TASK TO CARRY OUT:
Starting with the first line of the listing, quote each line exactly until and including the one with "ys = [y_095, y_100, y_105, y_110, y_115, y_120, y_125, y_130]", leaving pictures out.

SOURCE EXCERPT:
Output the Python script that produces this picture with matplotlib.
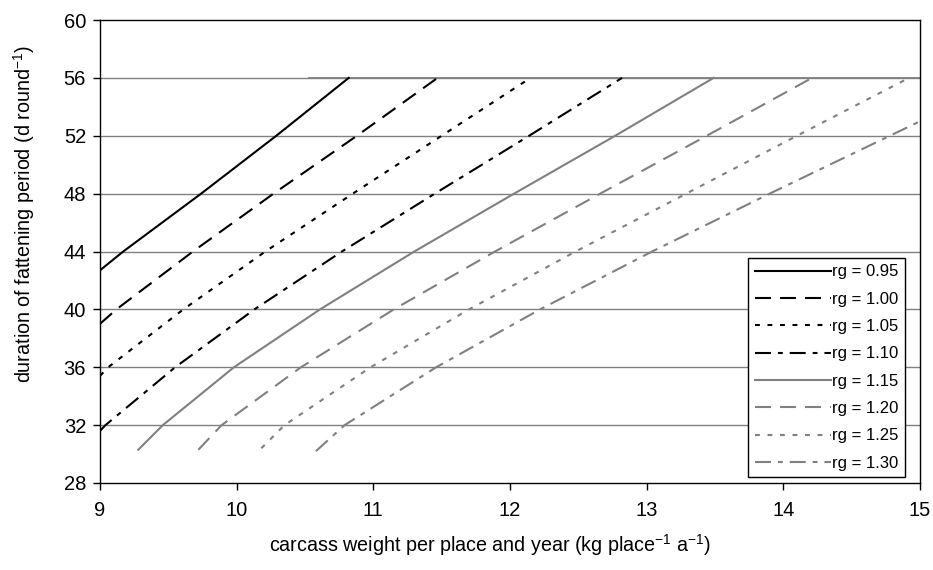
import numpy as np
import matplotlib
matplotlib.use("Agg")
import matplotlib.pyplot as plt

plt.rcParams['font.family'] = ['Liberation Sans', 'DejaVu Sans']
plt.rcParams['mathtext.fontset'] = 'custom'
plt.rcParams['mathtext.rm'] = 'Liberation Sans'
plt.rcParams['mathtext.it'] = 'Liberation Sans'
plt.rcParams['lines.scale_dashes'] = False

# curves: carcass weight (x) at given duration (y)
rg_labels = ["rg = 0.95", "rg = 1.00", "rg = 1.05", "rg = 1.10",
             "rg = 1.15", "rg = 1.20", "rg = 1.25", "rg = 1.30"]

x_095 = [9.00, 9.17, 9.74, 10.29, 10.82]
y_095 = [42.7, 44, 48, 52, 56]

x_100 = [9.00, 9.12, 9.68, 10.27, 10.88, 11.47]
y_100 = [39.0, 40, 44, 48, 52, 56]

x_105 = [9.00, 9.06, 9.61, 10.21, 10.85, 11.50, 12.15]
y_105 = [35.4, 36, 40, 44, 48, 52, 56]

x_110 = [9.00, 9.04, 9.55, 10.13, 10.77, 11.45, 12.14, 12.82]
y_110 = [31.6, 32, 36, 40, 44, 48, 52, 56]

x_115 = [9.28, 9.46, 9.98, 10.61, 11.30, 12.03, 12.77, 13.49]
y_115 = [30.3, 32, 36, 40, 44, 48, 52, 56]

x_120 = [9.72, 9.89, 10.47, 11.15, 11.89, 12.66, 13.44, 14.21]
y_120 = [30.3, 32, 36, 40, 44, 48, 52, 56]

x_125 = [10.18, 10.35, 10.98, 11.70, 12.48, 13.29, 14.10, 14.92]
y_125 = [30.4, 32, 36, 40, 44, 48, 52, 56]

x_130 = [10.58, 10.79, 11.46, 12.22, 13.04, 13.90, 14.78, 15.00]
y_130 = [30.2, 32, 36, 40, 44, 48, 52, 53.0]

# upper limit of the fattening period
cap_x = [10.53, 15.0]
cap_y = [56, 56]

xs = [x_095, x_100, x_105, x_110, x_115, x_120, x_125, x_130]
ys = [y_095, y_100, y_105, y_110, y_115, y_120, y_125, y_130]

dash = (0, (11.5, 6.5))
dot = (0, (3.5, 5.5))
dashdot = (0, (11.5, 5, 3.5, 5))
styles = ['-', dash, dot, dashdot, '-', dash, dot, dashdot]
colors = ['black'] * 4 + ['#808080'] * 4

fig = plt.figure(figsize=(9.33, 5.70), dpi=100)
ax = fig.add_axes([100/933, 87/570, 820/933, 463/570])

for yv in range(32, 60, 4):
    ax.axhline(yv, color='#808080', lw=1.0, zorder=1)
ax.plot(cap_x, cap_y, color='#808080', lw=1.3, zorder=2)

for x, y, ls, c, lab in zip(xs, ys, styles, colors, rg_labels):
    ax.plot(x, y, linestyle=ls, color=c, lw=1.5, label=lab, zorder=3)

ax.set_xlim(9, 15)
ax.set_ylim(28, 60)
ax.set_xticks(range(9, 16))
ax.set_yticks(range(28, 61, 4))
ax.tick_params(direction='out', length=5, width=1, labelsize=14.5, pad=5)
ax.tick_params(axis='x', pad=8)
for s in ax.spines.values():
    s.set_color('black')
    s.set_linewidth(1.0)

leg = ax.legend(loc='lower right', bbox_to_anchor=(0.982, 0.012),
                fontsize=12, handlelength=4.6, handletextpad=0.05,
                labelspacing=0.74, borderpad=0.4, fancybox=False,
                framealpha=1, edgecolor='black', borderaxespad=0)
leg.get_frame().set_linewidth(1.0)

fig.text(490/933, 1 - 545/570, "carcass weight per place and year (kg place$^{-1}$ a$^{-1}$)",
         ha='center', va='center', fontsize=14.2)
fig.text(24/933, 1 - 214/570, "duration of fattening period (d round$^{-1}$)",
         ha='center', va='center', rotation=90, fontsize=14.2)

fig.savefig("out.png", dpi=100)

RESPONSE:
Output the Python script that produces this picture with matplotlib.
import numpy as np
import matplotlib
matplotlib.use("Agg")
import matplotlib.pyplot as plt

plt.rcParams['font.family'] = ['Liberation Sans', 'DejaVu Sans']
plt.rcParams['mathtext.fontset'] = 'custom'
plt.rcParams['mathtext.rm'] = 'Liberation Sans'
plt.rcParams['mathtext.it'] = 'Liberation Sans'
plt.rcParams['lines.scale_dashes'] = False

# curves: carcass weight (x) at given duration (y)
rg_labels = ["rg = 0.95", "rg = 1.00", "rg = 1.05", "rg = 1.10",
             "rg = 1.15", "rg = 1.20", "rg = 1.25", "rg = 1.30"]

x_095 = [9.00, 9.17, 9.74, 10.29, 10.82]
y_095 = [42.7, 44, 48, 52, 56]

x_100 = [9.00, 9.12, 9.68, 10.27, 10.88, 11.47]
y_100 = [39.0, 40, 44, 48, 52, 56]

x_105 = [9.00, 9.06, 9.61, 10.21, 10.85, 11.50, 12.15]
y_105 = [35.4, 36, 40, 44, 48, 52, 56]

x_110 = [9.00, 9.04, 9.55, 10.13, 10.77, 11.45, 12.14, 12.82]
y_110 = [31.6, 32, 36, 40, 44, 48, 52, 56]

x_115 = [9.28, 9.46, 9.98, 10.61, 11.30, 12.03, 12.77, 13.49]
y_115 = [30.3, 32, 36, 40, 44, 48, 52, 56]

x_120 = [9.72, 9.89, 10.47, 11.15, 11.89, 12.66, 13.44, 14.21]
y_120 = [30.3, 32, 36, 40, 44, 48, 52, 56]

x_125 = [10.18, 10.35, 10.98, 11.70, 12.48, 13.29, 14.10, 14.92]
y_125 = [30.4, 32, 36, 40, 44, 48, 52, 56]

x_130 = [10.58, 10.79, 11.46, 12.22, 13.04, 13.90, 14.78, 15.00]
y_130 = [30.2, 32, 36, 40, 44, 48, 52, 53.0]

# upper limit of the fattening period
cap_x = [10.53, 15.0]
cap_y = [56, 56]

xs = [x_095, x_100, x_105, x_110, x_115, x_120, x_125, x_130]
ys = [y_095, y_100, y_105, y_110, y_115, y_120, y_125, y_130]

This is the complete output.